Gravity pulls you in, refuses to let go
Filming in a most peculiar way.
October 15, 2013
There is a quote by Antoine de Saint-Expury: “A designer knows that he achieved perfection not when there is nothing left to add, but when there is nothing left to take away.” If this quote holds true, then director Alfonso Cuaron (Children of Men, Y Tu Mama Tambien) has just gone and created the perfect film in Gravity, a stunning experience that could, and by all rights should be in position to bring home a capsule full of little men named Oscar come early March.
What shocks me most, although it perhaps shouldn’t, is how Cuaron was able to do so much, create such a master work, with so little. The film clocks in at a remarkably speedy 90 minutes, the number of actors on screen at a time is never more than 2, and the film is largely silent, with the exceptions of the dialogue and Steven Price’s truly fantastic score, and it is this artistic choice, to keep the scenes largely silent fills the film with a sense of despair and loneliness that likely wouldn’t exist if there were the amount of sound you find in terrestrially-set films.
By far the most spectacular thing about Gravity is the visuals, anchored by Emmanuel Lubezki’s stunning cinematography, whose crowning achievement is a 13-minute single, tracking shot that opens the film, and every single shot afterward is shot with a sort of craftmanship and beauty that does nothing but make your jaw drop to the floor with that first shot, and stay there for the rest of the film. The whole film has a rather documentary feel, and the first-person sections (actually pulled off right this time *cough*Doom*cough*) only cement the feeling that you’re there, a feeling that I don’t get very often in films, or media in general. Also helping this is the spectacular use of 3D in the film. Cuaron uses 3D to both illustrate the depth of space, and, in one awe-inspiring sequence, have space debris fly at you; it is a sequence in which you will jump from your seat. Guaranteed.
Not only is the space in which the film takes place visually appealing, the characters in it are believable. Sandra Bullock, who is alone for most of the film, in particular absolutely kills it in her role as medical engineer and first-time astronaut Ryan Stone, and she displays a sense of fear, trepidation, and anxiety that her character relatable and human. George Clooney is no slouch here either, showing a cocksure, nonchalant swagger as veteran astronaut Matt Kowalski, who is out for his final spacewalk. Clooney’s character provides some comic relief, and there’s some genuinely funny bits to found in the script’s early going. Almost the entirety of the film, these two are stuck under space suits, meaning all they have to rely on for any conveyance of expression is their faces, and these two actors use their faces to the fullest extent that’s possible, and that elevates a script that is otherwise a standard survival story, albeit a very interesting one.

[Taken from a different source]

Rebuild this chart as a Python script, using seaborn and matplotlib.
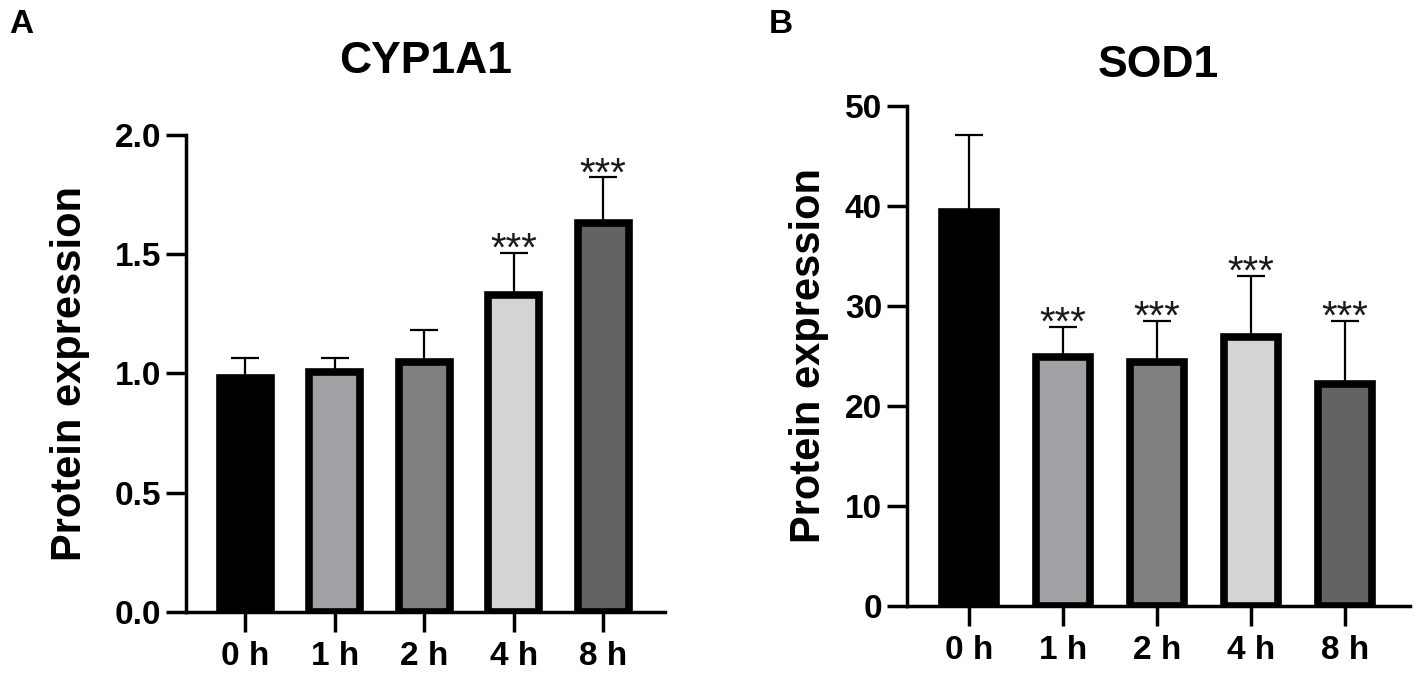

Gravity is an 2-person epic of a film, with amazing visuals, a great score, fantastic performances by Bullock & Clooney. It is something that should not be missed, and, if you get the chance, see it in IMAX 3D. It is the best use of the technology I’ve ever seen, even besting Avatar. The film is an event, something that, even if you’re only mildly interested in seeing, you should go just to say you did.